== Problem requirements ==
Copy out, with no alterations, the lines below running from the one containing "What TikZ code" to the one containing "corners=16pt, fill=white, minimum", inclusive at each end; pictures are omitted.

(Extracted records)

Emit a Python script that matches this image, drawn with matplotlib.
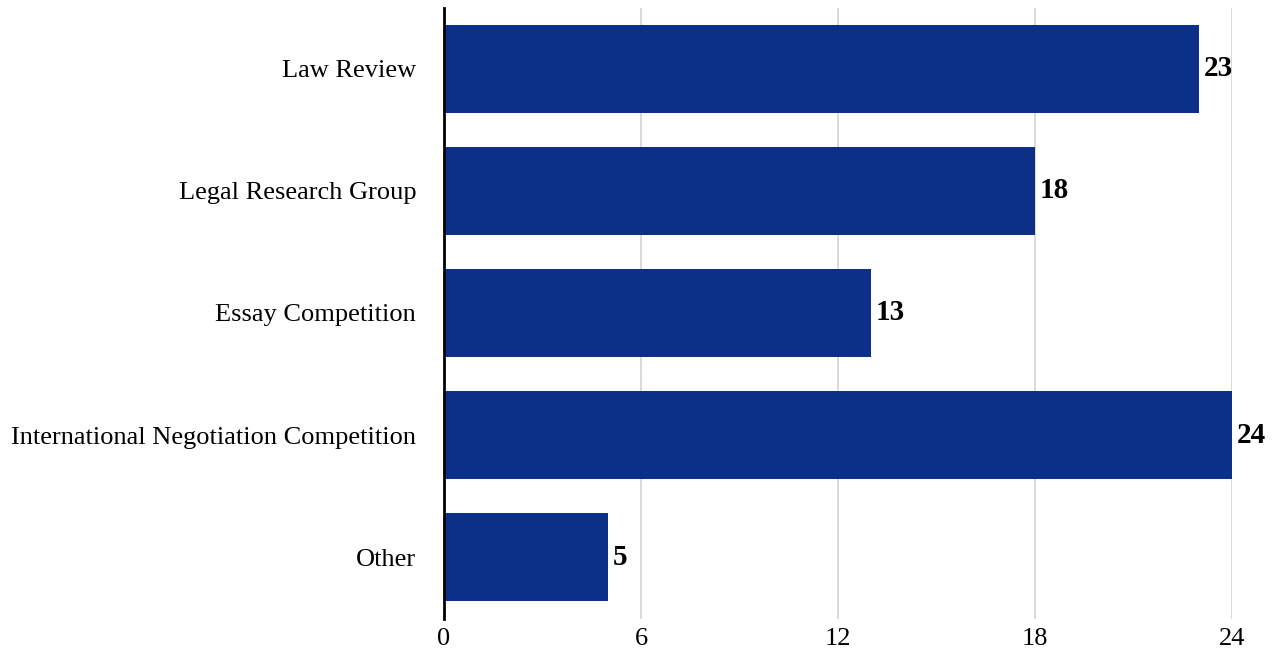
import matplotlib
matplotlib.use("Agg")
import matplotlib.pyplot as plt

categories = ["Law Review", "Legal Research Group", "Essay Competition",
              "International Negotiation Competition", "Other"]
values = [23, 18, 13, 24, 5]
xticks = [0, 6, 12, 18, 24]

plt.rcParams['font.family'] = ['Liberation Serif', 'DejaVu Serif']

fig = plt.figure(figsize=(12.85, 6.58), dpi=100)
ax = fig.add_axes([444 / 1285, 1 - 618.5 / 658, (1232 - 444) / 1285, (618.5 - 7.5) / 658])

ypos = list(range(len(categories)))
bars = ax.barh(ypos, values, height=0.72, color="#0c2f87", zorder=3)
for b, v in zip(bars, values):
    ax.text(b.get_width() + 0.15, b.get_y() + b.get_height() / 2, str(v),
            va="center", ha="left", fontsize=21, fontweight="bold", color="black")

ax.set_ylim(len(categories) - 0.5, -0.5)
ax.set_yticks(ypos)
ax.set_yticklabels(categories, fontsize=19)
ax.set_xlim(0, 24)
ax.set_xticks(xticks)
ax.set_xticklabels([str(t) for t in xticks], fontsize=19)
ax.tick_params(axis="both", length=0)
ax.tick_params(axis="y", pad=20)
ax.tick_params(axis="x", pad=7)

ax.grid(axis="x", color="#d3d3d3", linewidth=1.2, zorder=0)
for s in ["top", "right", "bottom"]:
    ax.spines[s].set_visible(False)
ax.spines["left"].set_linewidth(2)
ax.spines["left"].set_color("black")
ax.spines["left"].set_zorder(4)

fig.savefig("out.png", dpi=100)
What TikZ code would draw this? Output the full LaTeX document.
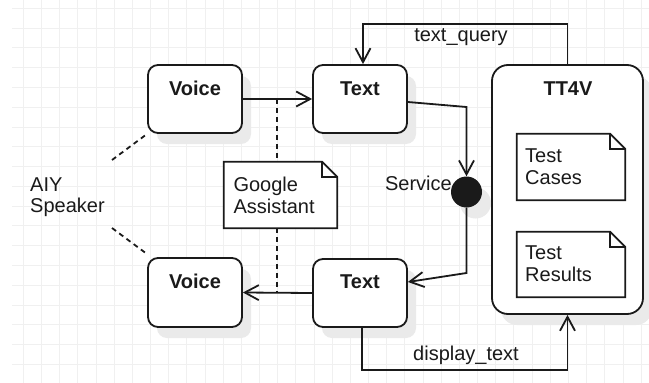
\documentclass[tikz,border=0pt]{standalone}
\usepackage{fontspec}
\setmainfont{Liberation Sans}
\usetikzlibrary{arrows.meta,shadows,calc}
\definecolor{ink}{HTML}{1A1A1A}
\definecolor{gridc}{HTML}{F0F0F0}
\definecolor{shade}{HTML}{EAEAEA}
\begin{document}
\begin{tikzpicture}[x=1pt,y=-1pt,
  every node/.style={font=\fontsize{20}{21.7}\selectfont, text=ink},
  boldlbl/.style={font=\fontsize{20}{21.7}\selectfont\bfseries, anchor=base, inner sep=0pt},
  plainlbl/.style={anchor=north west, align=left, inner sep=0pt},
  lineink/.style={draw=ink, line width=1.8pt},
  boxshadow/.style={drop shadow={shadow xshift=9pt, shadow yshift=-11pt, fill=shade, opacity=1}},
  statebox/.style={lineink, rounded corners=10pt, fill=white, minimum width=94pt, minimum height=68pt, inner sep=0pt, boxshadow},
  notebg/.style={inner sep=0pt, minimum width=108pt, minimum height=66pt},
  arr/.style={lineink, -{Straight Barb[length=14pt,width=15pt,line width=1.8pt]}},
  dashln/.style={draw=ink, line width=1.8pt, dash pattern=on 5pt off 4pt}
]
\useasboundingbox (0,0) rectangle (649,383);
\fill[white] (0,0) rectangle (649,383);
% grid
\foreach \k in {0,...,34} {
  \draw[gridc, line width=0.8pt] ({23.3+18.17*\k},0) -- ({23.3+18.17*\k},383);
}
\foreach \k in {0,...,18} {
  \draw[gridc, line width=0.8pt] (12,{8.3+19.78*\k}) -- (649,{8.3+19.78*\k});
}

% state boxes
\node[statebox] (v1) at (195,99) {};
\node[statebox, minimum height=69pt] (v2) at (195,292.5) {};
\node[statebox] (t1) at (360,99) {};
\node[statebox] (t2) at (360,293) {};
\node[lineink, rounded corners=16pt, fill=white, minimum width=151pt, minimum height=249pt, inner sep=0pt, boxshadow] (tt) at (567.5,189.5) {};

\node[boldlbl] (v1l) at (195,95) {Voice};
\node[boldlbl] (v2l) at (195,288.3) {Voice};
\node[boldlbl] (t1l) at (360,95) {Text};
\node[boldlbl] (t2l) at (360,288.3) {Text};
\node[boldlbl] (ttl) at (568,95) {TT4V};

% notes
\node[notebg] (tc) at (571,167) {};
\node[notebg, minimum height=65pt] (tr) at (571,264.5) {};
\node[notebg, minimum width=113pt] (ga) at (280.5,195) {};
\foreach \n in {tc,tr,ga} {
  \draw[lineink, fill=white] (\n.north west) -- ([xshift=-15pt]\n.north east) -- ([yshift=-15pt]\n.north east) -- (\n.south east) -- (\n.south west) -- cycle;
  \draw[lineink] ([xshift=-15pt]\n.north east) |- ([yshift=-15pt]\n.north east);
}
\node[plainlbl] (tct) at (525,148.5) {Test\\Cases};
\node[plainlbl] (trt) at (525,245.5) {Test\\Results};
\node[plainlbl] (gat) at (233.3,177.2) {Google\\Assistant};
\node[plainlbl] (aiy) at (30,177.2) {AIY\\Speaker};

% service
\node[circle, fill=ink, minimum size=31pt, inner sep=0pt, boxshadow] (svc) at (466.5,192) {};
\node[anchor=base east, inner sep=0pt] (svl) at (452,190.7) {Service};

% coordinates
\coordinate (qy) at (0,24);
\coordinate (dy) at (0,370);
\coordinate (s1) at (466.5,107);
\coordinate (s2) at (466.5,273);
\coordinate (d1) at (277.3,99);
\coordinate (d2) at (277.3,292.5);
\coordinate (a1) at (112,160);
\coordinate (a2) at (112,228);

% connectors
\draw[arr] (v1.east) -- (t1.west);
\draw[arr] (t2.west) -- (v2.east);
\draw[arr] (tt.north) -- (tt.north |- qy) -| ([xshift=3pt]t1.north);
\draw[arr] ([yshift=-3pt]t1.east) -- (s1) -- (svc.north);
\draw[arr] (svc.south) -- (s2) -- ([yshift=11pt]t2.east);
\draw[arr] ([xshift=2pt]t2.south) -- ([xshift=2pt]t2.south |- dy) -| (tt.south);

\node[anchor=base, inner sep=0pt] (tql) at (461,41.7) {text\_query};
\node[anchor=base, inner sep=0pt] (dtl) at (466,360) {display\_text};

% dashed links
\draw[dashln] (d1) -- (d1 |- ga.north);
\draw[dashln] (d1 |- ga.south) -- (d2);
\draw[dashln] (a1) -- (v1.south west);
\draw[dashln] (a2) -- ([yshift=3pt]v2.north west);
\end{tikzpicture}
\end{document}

== Solved exercise ==
What TikZ code would draw this? Output the full LaTeX document.
\documentclass[tikz,border=0pt]{standalone}
\usepackage{fontspec}
\setmainfont{Liberation Sans}
\usetikzlibrary{arrows.meta,shadows,calc}
\definecolor{ink}{HTML}{1A1A1A}
\definecolor{gridc}{HTML}{F0F0F0}
\definecolor{shade}{HTML}{EAEAEA}
\begin{document}
\begin{tikzpicture}[x=1pt,y=-1pt,
  every node/.style={font=\fontsize{20}{21.7}\selectfont, text=ink},
  boldlbl/.style={font=\fontsize{20}{21.7}\selectfont\bfseries, anchor=base, inner sep=0pt},
  plainlbl/.style={anchor=north west, align=left, inner sep=0pt},
  lineink/.style={draw=ink, line width=1.8pt},
  boxshadow/.style={drop shadow={shadow xshift=9pt, shadow yshift=-11pt, fill=shade, opacity=1}},
  statebox/.style={lineink, rounded corners=10pt, fill=white, minimum width=94pt, minimum height=68pt, inner sep=0pt, boxshadow},
  notebg/.style={inner sep=0pt, minimum width=108pt, minimum height=66pt},
  arr/.style={lineink, -{Straight Barb[length=14pt,width=15pt,line width=1.8pt]}},
  dashln/.style={draw=ink, line width=1.8pt, dash pattern=on 5pt off 4pt}
]
\useasboundingbox (0,0) rectangle (649,383);
\fill[white] (0,0) rectangle (649,383);
% grid
\foreach \k in {0,...,34} {
  \draw[gridc, line width=0.8pt] ({23.3+18.17*\k},0) -- ({23.3+18.17*\k},383);
}
\foreach \k in {0,...,18} {
  \draw[gridc, line width=0.8pt] (12,{8.3+19.78*\k}) -- (649,{8.3+19.78*\k});
}

% state boxes
\node[statebox] (v1) at (195,99) {};
\node[statebox, minimum height=69pt] (v2) at (195,292.5) {};
\node[statebox] (t1) at (360,99) {};
\node[statebox] (t2) at (360,293) {};
\node[lineink, rounded corners=16pt, fill=white, minimum width=151pt, minimum height=249pt, inner sep=0pt, boxshadow] (tt) at (567.5,189.5) {};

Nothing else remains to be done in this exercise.